Costco? This amazes me because I buy a lot of stuff at their big store on Biscayne Boulevard. They email me regularly but not once have they ever sent me an offer for anything I’ve bought in the past. A buck off mixed nuts and I’d be all theirs.

Email that theoretically interests direct marketers seems to be limitless and I just delete it all nowadays. I used to read them when the Subject Line promised some kind of useful information but I had to log on first, sometimes remember a password, answer a whole lot of questions … and then find an ad with no information at all. Overpromise and underdeliver. To hell with it. Denny Hatch’s online column is the sole exception.

I stayed at a hotel in Venice Beach a few years ago and they email me a couple of times a month. If I ever have to stay in Venice Beach again, I’ll probably take them up on an offer.
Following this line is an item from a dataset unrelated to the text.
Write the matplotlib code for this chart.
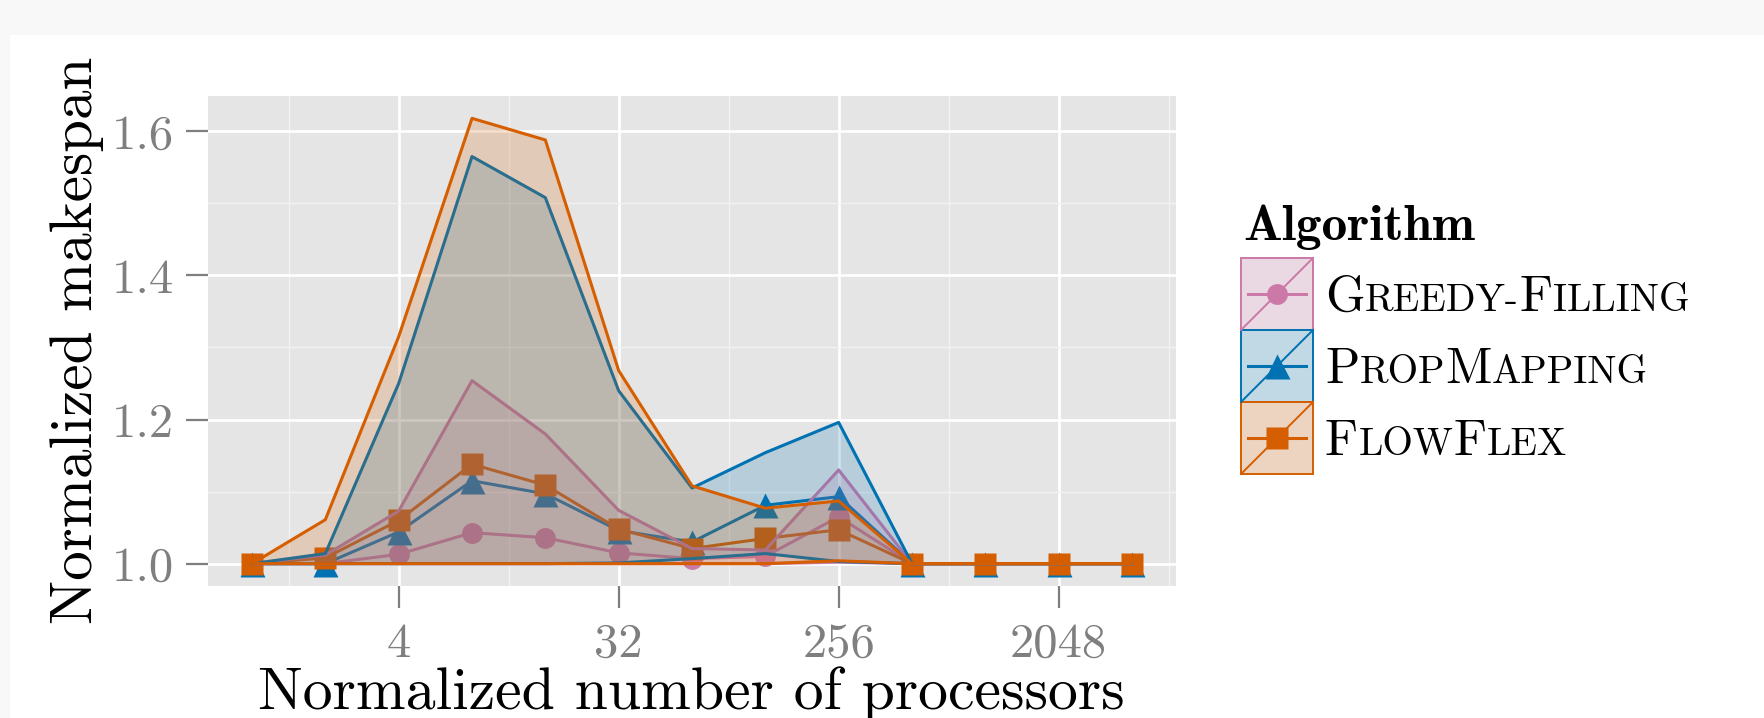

What seems to be going on here is that a lot of companies are sending benefit-free emails that contain nothing of any interest. Borders does an excellent job; ProFlowers and 1-800-CONTACTS do so so jobs. The rest of them? A total waste of time.

Maybe it’s because the medium is “free”. A few years ago, someone brilliant suggested that the USPS charge postage of a quarter of a cent for sending an email to any computer in the USA. Normal everyday business people who send 25 emails a day would have to pay about 35 cents a week. Let’s do it.

Even just a quarter of a cent per email would make legitimate emailers think twice before sending out the completely self-serving crapola we’re getting now and it’d stop spammers in their tracks. Not to mention all those “jokes”.